Following the school presentation, Scott, like a Pied Piper, leads the students to the gym to display his basketball dexterities with shooting and passing skills.
After many “oohs and aahs” from the amazed students, he lets various student’s play him 3-on-1.
“When I first started going to the schools by myself, I would play 3-on-1 against the junior and senior high players. But now when I go to schools, I tell them I can only play 3-on-1 against students in Grade 6 or less.”
No Alcohol, Drugs or Cigarettes
One of the messages Scott directs to the students is that, “I hope, I helped the kids when I tell them that I have never drank alcohol, smoked or taken any drugs. That is the main thing and it is a rarity today. I also tell kids…it doesn’t matter if you win or lose. The importance is that you keep playing.”
During the last two years, Scott has had a heart attack and stroke.
His persistent love to return to the game is valued during recuperation.
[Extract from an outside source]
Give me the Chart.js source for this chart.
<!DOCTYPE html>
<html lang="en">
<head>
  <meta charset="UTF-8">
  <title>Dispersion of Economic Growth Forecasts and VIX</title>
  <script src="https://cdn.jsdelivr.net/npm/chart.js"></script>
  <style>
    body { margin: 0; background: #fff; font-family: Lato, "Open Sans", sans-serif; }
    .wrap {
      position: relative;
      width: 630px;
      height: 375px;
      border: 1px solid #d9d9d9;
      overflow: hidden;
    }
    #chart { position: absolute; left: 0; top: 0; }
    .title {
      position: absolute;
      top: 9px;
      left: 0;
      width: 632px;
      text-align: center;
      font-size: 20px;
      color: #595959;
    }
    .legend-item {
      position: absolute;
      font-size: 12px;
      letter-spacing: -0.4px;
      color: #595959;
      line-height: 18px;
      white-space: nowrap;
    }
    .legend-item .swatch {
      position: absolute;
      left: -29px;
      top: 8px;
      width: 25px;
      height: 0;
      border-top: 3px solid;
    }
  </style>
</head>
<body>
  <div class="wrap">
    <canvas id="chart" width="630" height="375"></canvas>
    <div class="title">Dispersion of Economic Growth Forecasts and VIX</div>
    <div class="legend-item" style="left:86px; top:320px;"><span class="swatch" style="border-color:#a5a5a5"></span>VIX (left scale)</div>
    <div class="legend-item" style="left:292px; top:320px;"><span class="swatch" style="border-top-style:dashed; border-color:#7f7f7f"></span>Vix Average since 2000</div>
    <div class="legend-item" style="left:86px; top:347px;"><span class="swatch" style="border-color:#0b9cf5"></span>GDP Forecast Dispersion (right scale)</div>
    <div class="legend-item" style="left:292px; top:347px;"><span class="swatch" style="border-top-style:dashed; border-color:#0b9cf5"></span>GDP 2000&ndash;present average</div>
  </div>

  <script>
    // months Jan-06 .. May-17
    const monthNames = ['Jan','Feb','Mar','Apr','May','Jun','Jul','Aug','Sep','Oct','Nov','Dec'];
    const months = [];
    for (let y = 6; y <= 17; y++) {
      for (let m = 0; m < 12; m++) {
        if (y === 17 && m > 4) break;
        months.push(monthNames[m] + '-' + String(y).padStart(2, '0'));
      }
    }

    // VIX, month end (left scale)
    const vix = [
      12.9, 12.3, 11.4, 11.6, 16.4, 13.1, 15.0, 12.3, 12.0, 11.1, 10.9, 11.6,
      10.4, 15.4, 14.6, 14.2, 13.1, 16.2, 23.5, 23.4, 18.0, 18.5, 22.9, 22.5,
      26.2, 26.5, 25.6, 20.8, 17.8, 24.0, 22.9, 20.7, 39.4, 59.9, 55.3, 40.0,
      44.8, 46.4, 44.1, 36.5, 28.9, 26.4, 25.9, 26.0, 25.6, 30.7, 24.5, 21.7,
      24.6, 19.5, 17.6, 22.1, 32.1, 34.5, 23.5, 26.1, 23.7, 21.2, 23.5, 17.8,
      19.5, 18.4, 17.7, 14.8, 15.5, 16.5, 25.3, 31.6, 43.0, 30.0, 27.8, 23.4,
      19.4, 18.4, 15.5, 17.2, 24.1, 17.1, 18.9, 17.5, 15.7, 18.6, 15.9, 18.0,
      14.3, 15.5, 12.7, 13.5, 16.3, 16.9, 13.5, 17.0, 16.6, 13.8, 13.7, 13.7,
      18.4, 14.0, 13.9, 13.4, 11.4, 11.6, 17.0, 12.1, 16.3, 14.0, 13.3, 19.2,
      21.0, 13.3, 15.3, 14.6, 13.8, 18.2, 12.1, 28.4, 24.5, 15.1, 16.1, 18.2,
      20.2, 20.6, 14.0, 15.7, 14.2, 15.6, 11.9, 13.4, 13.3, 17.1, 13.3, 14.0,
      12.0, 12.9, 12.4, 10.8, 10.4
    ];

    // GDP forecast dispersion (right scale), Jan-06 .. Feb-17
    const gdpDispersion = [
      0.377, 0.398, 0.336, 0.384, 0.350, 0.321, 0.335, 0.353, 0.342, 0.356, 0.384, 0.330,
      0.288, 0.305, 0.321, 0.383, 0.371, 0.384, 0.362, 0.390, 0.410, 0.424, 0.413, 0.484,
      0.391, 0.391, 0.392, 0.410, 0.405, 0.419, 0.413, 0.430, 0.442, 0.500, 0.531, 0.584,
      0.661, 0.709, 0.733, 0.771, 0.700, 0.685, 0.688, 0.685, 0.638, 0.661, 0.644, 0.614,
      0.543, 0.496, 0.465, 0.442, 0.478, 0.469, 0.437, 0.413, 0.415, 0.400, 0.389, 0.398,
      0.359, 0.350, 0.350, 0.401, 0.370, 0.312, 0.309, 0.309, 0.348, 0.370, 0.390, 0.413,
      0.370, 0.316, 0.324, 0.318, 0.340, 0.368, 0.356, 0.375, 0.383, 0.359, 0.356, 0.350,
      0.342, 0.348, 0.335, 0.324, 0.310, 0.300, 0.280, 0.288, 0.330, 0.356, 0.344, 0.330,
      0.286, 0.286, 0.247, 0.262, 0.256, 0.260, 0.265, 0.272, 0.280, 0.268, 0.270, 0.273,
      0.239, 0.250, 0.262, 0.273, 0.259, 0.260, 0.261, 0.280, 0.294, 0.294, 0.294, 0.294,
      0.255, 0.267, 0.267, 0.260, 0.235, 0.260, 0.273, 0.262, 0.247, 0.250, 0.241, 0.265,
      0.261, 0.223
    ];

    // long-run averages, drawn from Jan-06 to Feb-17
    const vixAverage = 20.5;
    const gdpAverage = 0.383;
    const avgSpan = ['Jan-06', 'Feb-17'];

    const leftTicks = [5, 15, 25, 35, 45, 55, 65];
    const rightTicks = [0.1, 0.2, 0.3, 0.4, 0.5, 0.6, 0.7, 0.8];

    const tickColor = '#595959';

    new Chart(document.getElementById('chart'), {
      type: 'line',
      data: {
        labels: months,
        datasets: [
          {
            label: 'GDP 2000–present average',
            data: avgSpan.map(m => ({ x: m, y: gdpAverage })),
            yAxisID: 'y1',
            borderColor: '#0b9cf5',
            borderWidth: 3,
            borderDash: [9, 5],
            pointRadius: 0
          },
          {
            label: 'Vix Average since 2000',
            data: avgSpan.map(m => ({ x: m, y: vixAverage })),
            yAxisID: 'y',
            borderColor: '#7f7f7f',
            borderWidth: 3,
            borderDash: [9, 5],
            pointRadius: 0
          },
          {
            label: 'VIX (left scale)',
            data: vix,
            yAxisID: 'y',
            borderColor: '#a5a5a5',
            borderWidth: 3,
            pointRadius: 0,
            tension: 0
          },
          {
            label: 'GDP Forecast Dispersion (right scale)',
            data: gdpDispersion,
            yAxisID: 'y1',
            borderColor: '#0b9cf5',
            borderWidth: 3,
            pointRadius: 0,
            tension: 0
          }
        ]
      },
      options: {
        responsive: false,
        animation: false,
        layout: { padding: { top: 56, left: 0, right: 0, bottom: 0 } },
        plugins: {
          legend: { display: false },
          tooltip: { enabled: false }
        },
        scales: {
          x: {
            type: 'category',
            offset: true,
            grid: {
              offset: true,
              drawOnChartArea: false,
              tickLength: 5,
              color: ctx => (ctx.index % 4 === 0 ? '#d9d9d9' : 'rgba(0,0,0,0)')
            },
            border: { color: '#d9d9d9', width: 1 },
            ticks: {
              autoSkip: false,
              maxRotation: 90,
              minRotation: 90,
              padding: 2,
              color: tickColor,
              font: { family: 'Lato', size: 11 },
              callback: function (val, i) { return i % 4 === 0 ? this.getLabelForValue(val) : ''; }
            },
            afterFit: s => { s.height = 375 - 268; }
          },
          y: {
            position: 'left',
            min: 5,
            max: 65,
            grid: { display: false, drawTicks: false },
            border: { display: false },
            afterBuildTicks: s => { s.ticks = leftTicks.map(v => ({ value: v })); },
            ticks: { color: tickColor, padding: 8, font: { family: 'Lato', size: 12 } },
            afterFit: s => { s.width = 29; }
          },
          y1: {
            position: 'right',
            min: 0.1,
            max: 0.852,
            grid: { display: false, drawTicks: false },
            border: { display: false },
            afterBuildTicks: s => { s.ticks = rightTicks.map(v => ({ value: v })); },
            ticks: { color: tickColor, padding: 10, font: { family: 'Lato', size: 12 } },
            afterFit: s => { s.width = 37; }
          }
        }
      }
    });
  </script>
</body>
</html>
“When I first came back into the school gym, I couldn’t even make a layup or handle the ball. Now I can make layups and shoot outside. It is like a comeback now. At my age that may be hard to believe.
”I feel good. It’s just like I am a kid again starting all over.”
Editor’s note: The first time I met Keith Scott was on a basketball court in Fort McMurray – where his son Don Scott is Mayor. Keith was in his 70s’ and his ability with the basketball was still magical. With the Keyano Huskies college men’s basketball players on the sidelines watching, Keith Scott was once again hearing the “oohs and aahs.”